Science—embryology, to be precise,—philosophy and poetics thus come together in
one irresistible combination.
As a side-note,
Sankaradeva never viewed the texts such as the Puranas and the Mahabharata as
historical texts. This is also a tremendous lesson for today’s interpreters. In
the Caturbbimsati Avatara section of his Kirttana,
Sankaradeva says that as Vyasa saw that the people had become ‘of extremely
dull intellect’, he decided to compose the Puranas. This clearly indicates that
these are philosophico-scientific texts containing abstruse concepts and
scenarios in a ‘storified’ form.
Now, in
order to appreciate fully this microcosmic vision of Sankaradeva—its full
philosophical import as well as its practical implication—we have also to consider
the strategy of personification that is adopted in the Puranic universe of discourse.

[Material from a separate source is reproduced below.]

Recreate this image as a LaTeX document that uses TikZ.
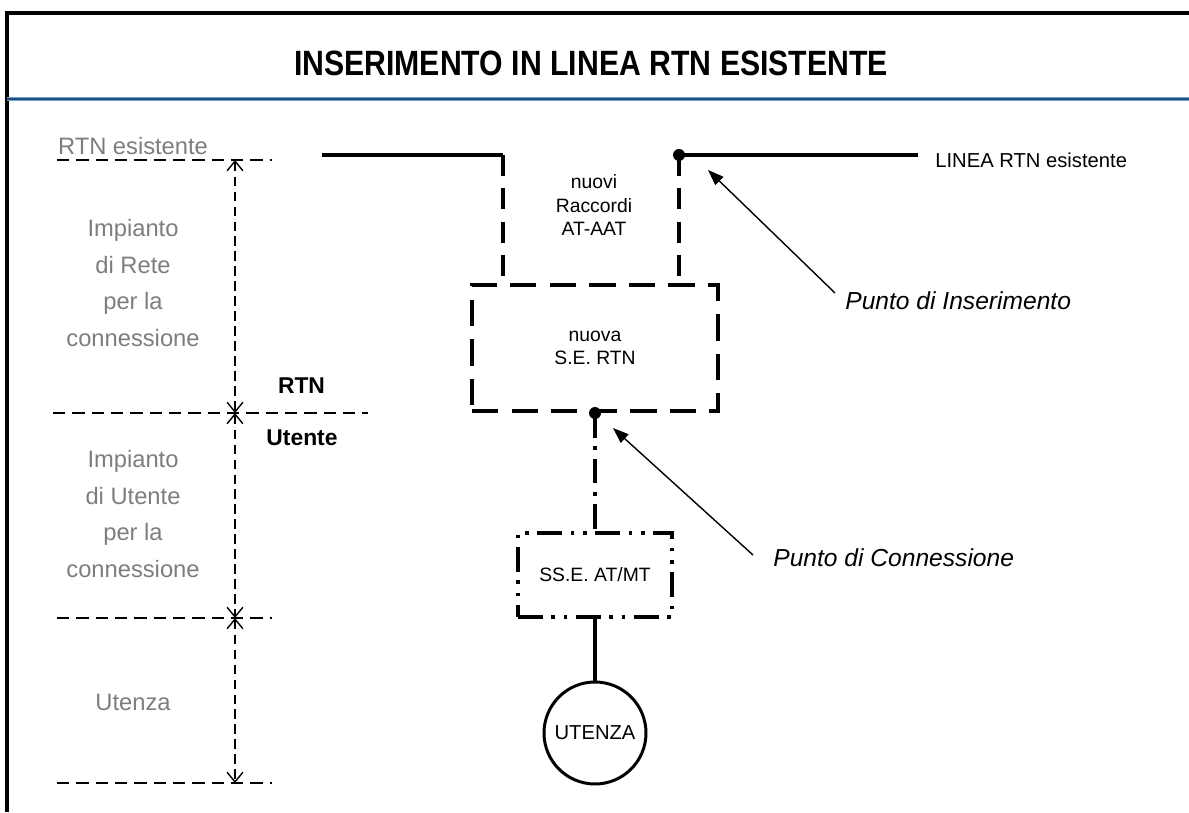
\documentclass[tikz,border=0pt]{standalone}
\usepackage{fontspec}
\setmainfont{Liberation Sans}
\newfontfamily\titlefont[FakeStretch=0.86]{Liberation Sans}
\usetikzlibrary{arrows.meta}
\definecolor{labelgray}{RGB}{125,125,125}
\definecolor{framedark}{RGB}{32,78,122}
\definecolor{framelight}{RGB}{112,160,204}
\tikzset{
  graytext/.style={text=labelgray, align=center, font=\fontsize{13.5}{21}\selectfont},
  sidelabel/.style={font=\fontsize{13}{15}\selectfont\bfseries},
  boxtext/.style={align=center, font=\fontsize{11}{13.5}\selectfont},
  notetext/.style={anchor=west, inner sep=0pt, font=\fontsize{14}{16}\selectfont\itshape},
  levelline/.style={line width=1.1pt, dash pattern=on 7pt off 4pt},
  dimline/.style={line width=0.7pt, dash pattern=on 5.5pt off 3pt,
    {Straight Barb[length=5.5pt,width=9pt,line width=0.8pt]}-{Straight Barb[length=5.5pt,width=9pt,line width=0.8pt]}},
  feeder/.style={line width=2pt},
  raccordo/.style={line width=2.2pt, dash pattern=on 12pt off 7pt},
  sebox/.style={draw, line width=2.3pt, dash pattern=on 15pt off 7.5pt, inner sep=0pt,
    minimum width=4.92cm, minimum height=2.52cm, boxtext},
  ssebox/.style={draw, line width=2.3pt, dash pattern=on 14pt off 5pt on 2pt off 5pt on 2pt off 5pt,
    inner sep=0pt, minimum width=3.08cm, minimum height=1.68cm, boxtext},
  dashdot/.style={line width=2.2pt, dash pattern=on 14pt off 5pt on 2pt off 5pt},
  pointer/.style={line width=0.8pt, -{Triangle[length=9pt,width=6.5pt]}}
}
\begin{document}
\begin{tikzpicture}
  \useasboundingbox (0,0) rectangle (23.78,16.24);

  % Frame and title bar
  \draw [line width=1.9pt] (0.14,0) -- (0.14,15.98) -- (23.78,15.98);%
  \draw [framelight, line width=2.6pt] (0.14,14.26) -- (23.78,14.26);%
  \draw [framedark, line width=1.4pt] (0.14,14.26) -- (23.78,14.26);%
  \node (title) at (11.82,14.98) {\titlefont\fontsize{20}{22}\selectfont\bfseries INSERIMENTO IN LINEA RTN ESISTENTE};%

  % Levels on the left
  \coordinate (lv1) at (4.70,13.04);
  \coordinate (lv2) at (4.70,7.98);
  \coordinate (lv3) at (4.70,3.88);
  \coordinate (lv4) at (4.70,0.58);
  \draw [levelline] (1.14,13.04) -- (5.44,13.04);%
  \draw [levelline] (1.06,7.98) -- (7.36,7.98);%
  \draw [levelline] (1.14,3.88) -- (5.44,3.88);%
  \draw [levelline] (1.14,0.58) -- (5.44,0.58);%
  \draw [dimline] (lv1) -- (lv2);%
  \draw [dimline] (lv2) -- (lv3);%
  \draw [dimline] (lv3) -- (lv4);%

  \node [graytext] (rtnold) at (2.66,13.32) {RTN esistente};%
  \node [graytext] (rete) at (2.66,10.58) {Impianto\\di Rete\\per la\\connessione};%
  \node [graytext] (utimp) at (2.66,5.96) {Impianto\\di Utente\\per la\\connessione};%
  \node [graytext] (utenzatxt) at (2.66,2.20) {Utenza};%
  \node [sidelabel] (rtn) at (6.03,8.52) {RTN};%
  \node [sidelabel] (utente) at (6.04,7.48) {Utente};%

  % New substation and its links to the existing line
  \node [sebox] (se) at (11.90,9.28) {nuova\\S.E. RTN};%
  \coordinate (racc) at (10.06,13.14);
  \coordinate (ins) at (13.58,13.14);
  \draw [feeder] (6.44,13.14) -- (racc);%
  \draw [raccordo] (racc) -- (racc |- se.north);%
  \draw [raccordo] (ins) -- (ins |- se.north);%
  \draw [feeder] (ins) -- (18.36,13.14);%
  \fill (ins) circle (0.12);%
  \node [boxtext, anchor=west, inner sep=0pt, font=\fontsize{11.5}{14}\selectfont] (linea) at (18.70,13.04) {LINEA RTN esistente};%
  \node [boxtext] (racctxt) at (11.88,12.14) {nuovi\\Raccordi\\AT-AAT};%

  % User side
  \coordinate (conn) at (se.south);
  \node [ssebox] (sse) at (11.90,4.74) {SS.E. AT/MT};%
  \draw [dashdot] (conn) -- (sse.north);%
  \fill (conn) circle (0.12);%
  \node [circle, draw, line width=1.7pt, minimum size=2.04cm, inner sep=0pt, font=\fontsize{11.5}{14}\selectfont] (utenza) at (11.90,1.58) {UTENZA};%
  \draw [feeder] (sse.south) -- (utenza.north);%

  % Pointers
  \node [notetext] (pins) at (16.90,10.22) {Punto di Inserimento};%
  \coordinate (pinstail) at (16.70,10.38);
  \coordinate (pinshead) at (14.16,12.84);
  \draw [pointer] (pinstail) -- (pinshead);%
  \node [notetext] (pconn) at (15.46,5.08) {Punto di Connessione};%
  \coordinate (pconntail) at (15.06,5.14);
  \coordinate (pconnhead) at (12.26,7.68);
  \draw [pointer] (pconntail) -- (pconnhead);%
\end{tikzpicture}
\end{document}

There seems to be, as soon as we enter the puranic realm, a sudden profusion of
personalities—kings and warriors, devas,
asuras, mythical creatures, apsarases, rsis, etc. An overwhelming majority of these characters are the
personified forms of the various evolutes of primal matter.
At the
grossest level, we have the internal organs residing in the cavities of the
nether region of the body; these are known as the bhutas or daityas. Diametrically
opposite to these in point of nature, in the ‘heavenly’ or cerebral regions,
are the subtle neural entities known as the devas.
They are the controllers of the sense organs such as the eyes, the ears, etc.

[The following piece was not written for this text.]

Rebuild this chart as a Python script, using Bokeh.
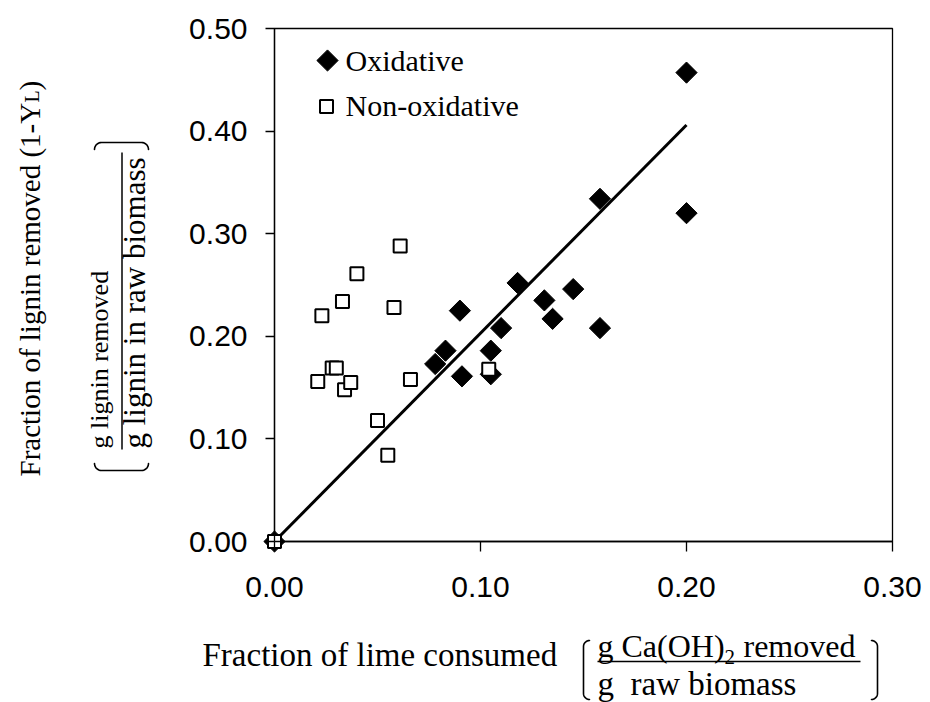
import math
from bokeh.plotting import figure
from bokeh.models import (Label, Arrow, PolyAnnotation, BoxAnnotation, Range1d,
                          FixedTicker, NumeralTickFormatter)
from bokeh.embed import file_html
from bokeh.resources import INLINE

# ---------------- data ----------------
ox_x = [0.000, 0.078, 0.083, 0.090, 0.091, 0.105, 0.105, 0.110, 0.118,
        0.131, 0.135, 0.145, 0.158, 0.158, 0.200, 0.200]
ox_y = [0.000, 0.173, 0.186, 0.225, 0.161, 0.186, 0.163, 0.208, 0.252,
        0.235, 0.217, 0.246, 0.208, 0.334, 0.320, 0.457]

nox_x = [0.000, 0.021, 0.023, 0.028, 0.030, 0.033, 0.034, 0.037, 0.040,
         0.050, 0.055, 0.058, 0.061, 0.066, 0.104]
nox_y = [0.000, 0.156, 0.220, 0.169, 0.169, 0.234, 0.148, 0.155, 0.261,
         0.118, 0.084, 0.228, 0.288, 0.158, 0.168]

fit_x = [0.0, 0.200]
fit_y = [0.0, 0.406]

x_ticks = [0.0, 0.1, 0.2, 0.3]
y_ticks = [0.0, 0.1, 0.2, 0.3, 0.4, 0.5]

series_names = ["Oxidative", "Non-oxidative"]

# ---------------- layout ----------------
W, H = 930, 702
FL, FR, FT, FB = 274, 892, 28, 541   # plot-area edges (canvas px)
X0, X1 = x_ticks[0], x_ticks[-1]
Y0, Y1 = y_ticks[0], y_ticks[-1]
kx = (FR - FL) / (X1 - X0)
ky = (FB - FT) / (Y1 - Y0)

# the frame covers the whole canvas; axes are pinned at the data origin
p = figure(width=W, height=H, output_backend="svg", toolbar_location=None,
           x_range=Range1d(X0 - FL / kx, X1 + (W - FR) / kx),
           y_range=Range1d(Y0 - (H - FB) / ky, Y1 + FT / ky),
           min_border=0, min_border_left=0, min_border_right=0,
           min_border_top=0, min_border_bottom=0)
p.grid.visible = False
p.background_fill_color = "white"
p.border_fill_color = "white"
p.outline_line_color = None

for ax, ticks in ((p.xaxis, x_ticks), (p.yaxis, y_ticks)):
    ax.ticker = FixedTicker(ticks=ticks)
    ax.formatter = NumeralTickFormatter(format="0.00")
    ax.bounds = (ticks[0], ticks[-1])
    ax.fixed_location = 0
    ax.minor_tick_line_color = None
    ax.major_tick_in = 0
    ax.axis_line_width = 1.3
    ax.major_tick_line_width = 1.3
    ax.axis_line_color = "black"
    ax.major_tick_line_color = "black"
    ax.major_label_text_font = "Liberation Sans"
    ax.major_label_text_font_size = "30px"
    ax.major_label_text_color = "black"
p.yaxis.major_tick_out = 9
p.yaxis.major_label_standoff = 18
p.xaxis.major_tick_out = 10
p.xaxis.major_label_standoff = 25

# plot-area border (top and right sides)
p.add_layout(BoxAnnotation(left=X0, right=X1, bottom=Y0, top=Y1, fill_color=None,
                           fill_alpha=0, line_color="black", line_alpha=1.0,
                           line_width=1.3, level="underlay"))

# ---------------- marks ----------------
p.scatter(ox_x, ox_y, marker="square", size=15, angle=math.pi / 4,
          fill_color="black", line_color="black", line_width=1)
p.line(fit_x, fit_y, line_width=3, line_color="black")
p.scatter(nox_x, nox_y, marker="square", size=13, fill_color="white",
          line_color="black", line_width=2)

# ---------------- legend (manual, inside the plot area) ----------------
def dx(cx):
    return X0 + (cx - FL) / kx

def dy(cy):
    return Y0 + (FB - cy) / ky

p.scatter([dx(327)], [dy(60)], marker="square", size=15, angle=math.pi / 4,
          fill_color="black", line_color="black", line_width=1)
p.scatter([dx(326)], [dy(106)], marker="square", size=13, fill_color="white",
          line_color="black", line_width=2)

def sx(cx):
    return cx

def sy(cy):
    return H - cy

def lab(text, cx, cy, size, angle=0.0, align="left", baseline="middle",
        font="Liberation Serif"):
    p.add_layout(Label(x=sx(cx), y=sy(cy), x_units="screen", y_units="screen",
                       text=text, text_font=font, text_font_size=f"{size}px",
                       text_align=align, text_baseline=baseline, angle=angle,
                       text_color="black"))

lab(series_names[0], 345, 60, 30)
lab(series_names[1], 345, 105, 30)

# ---------------- x-axis title ----------------
lab("Fraction of lime consumed", 202, 654, 33)
lab("g Ca(OH)", 597, 645, 32)
lab("2", 724, 656, 21)
lab("removed", 743, 645, 32)
lab("g\u00a0\u00a0raw biomass", 597, 683, 33)

def poly(pts, lw=1.6):
    path = pts + pts[-2:0:-1]
    p.add_layout(PolyAnnotation(xs=[sx(a) for a, b in path], ys=[sy(b) for a, b in path],
                                xs_units="screen", ys_units="screen",
                                fill_color=None, fill_alpha=0, line_color="black",
                                line_alpha=1.0, line_width=lw, line_join="round"))

def vbracket(c, top, bot, d, r, n=8):
    pts = []
    for i in range(n + 1):
        t = (math.pi / 2) * i / n
        pts.append((c + d * r * (1 - math.sin(t)), top + r * (1 - math.cos(t))))
    for i in range(n + 1):
        t = (math.pi / 2) * i / n
        pts.append((c + d * r * (1 - math.cos(t)), bot - r + r * math.sin(t)))
    return pts

def hbracket(c, left, right, d, r, n=8):
    pts = []
    for i in range(n + 1):
        t = (math.pi / 2) * i / n
        pts.append((left + r * (1 - math.cos(t)), c + d * r * (1 - math.sin(t))))
    for i in range(n + 1):
        t = (math.pi / 2) * i / n
        pts.append((right - r + r * math.sin(t), c + d * r * (1 - math.cos(t))))
    return pts

def bar(x0, y0, x1, y1, lw=1.5):
    p.add_layout(Arrow(x_start=sx(x0), y_start=sy(y0), x_end=sx(x1), y_end=sy(y1),
                       start_units="screen", end_units="screen", start=None, end=None,
                       line_width=lw, line_color="black", line_alpha=1.0))

poly(vbracket(583, 640, 699, +1, 6))
poly(vbracket(877, 640, 699, -1, 6))
bar(597, 661, 860, 661)

# ---------------- y-axis title (rotated) ----------------
rot = math.pi / 2
lab("Fraction of lignin removed (1-Y", 29, 476, 29, angle=rot)
lab("L", 31.8, 102, 20, angle=rot)
lab(")", 29, 90, 29, angle=rot)
lab("g lignin removed", 98.5, 448, 26, angle=rot)
lab("g lignin in raw biomass", 133.5, 448, 31, angle=rot)
bar(121.5, 449, 121.5, 152)
poly(hbracket(470, 94, 148, -1, 7))
poly(hbracket(142, 94, 148, +1, 7))

open("out.html", "w").write(file_html(p, INLINE))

which are likened to sages (rsis) as they remain engaged in
‘knowing’ or acquiring sense-data. Creatures such as Garuda and Hanumana
represent the vital airs (pranas). Further,
we have two very special entities that are represented by the figures of Brahma
and Siva. Brahma is the personification of the microcosmic mind while Siva is kala (‘time’). Kala is an agent of differentiation of the material substance (sakti). It is specially connected to the
bhutas or the internal organs.
Finally, primal matter itself is personified as Laksmi.
Apart from
these basic categories, there exist numerous organic classes and sub-classes
such as the glands, muscles, ligaments, sensors and nerves which may also be
personified. There is also, as mentioned above, a microcosmic geography: venous rivers, arterial trees, neuronal
forests, cartilaginous mountains, etc. As we can see, the bewildering material
variety within the human body lends itself excellently to personification.
There are
sufficient hints in the writings of Sankaradeva and his disciple and successor
Madhavadeva regarding these mappings. In his rendering of the 3rd book
of the Bhagavata entitled Anadi Patana (Cosmogenesis), Sankaradeva
says that all the signs of the universe are ‘within this very body’. He mentions
that the location of all the devas is
the body. His rendering also clearly brings out the material nature of the mind
and the devas. Similarly, in the verses of the Nama Ghosa (Namanvaya section),
Madhavadeva explains that as the Lord has entered into the category of the indriyas, He is referred to as ‘Hrsikesa’
by all exemplar-devotees. Further, he says, ‘by the term go (cow) is meant the sensory receptors’ (go pade beda indriyaka buli). And, as the Lord preserves these, He
is known as ‘Gopala’.
To
conclude, given this microcosmic background, it is not difficult to understand
why Sankaradeva should exhort the jivas
to take refuge solely in Krsna. This is because, among all the entities,
only Krsna is conscious personality, the others being mere personifications of
matter. The jivas too are essentially
conscious and spiritual and ontologically superior to matter. Therefore, it
behoves them to do pure devotion only to Krsna, shunning all forms of worship that
are a mere emulation of the microcosmic material processes.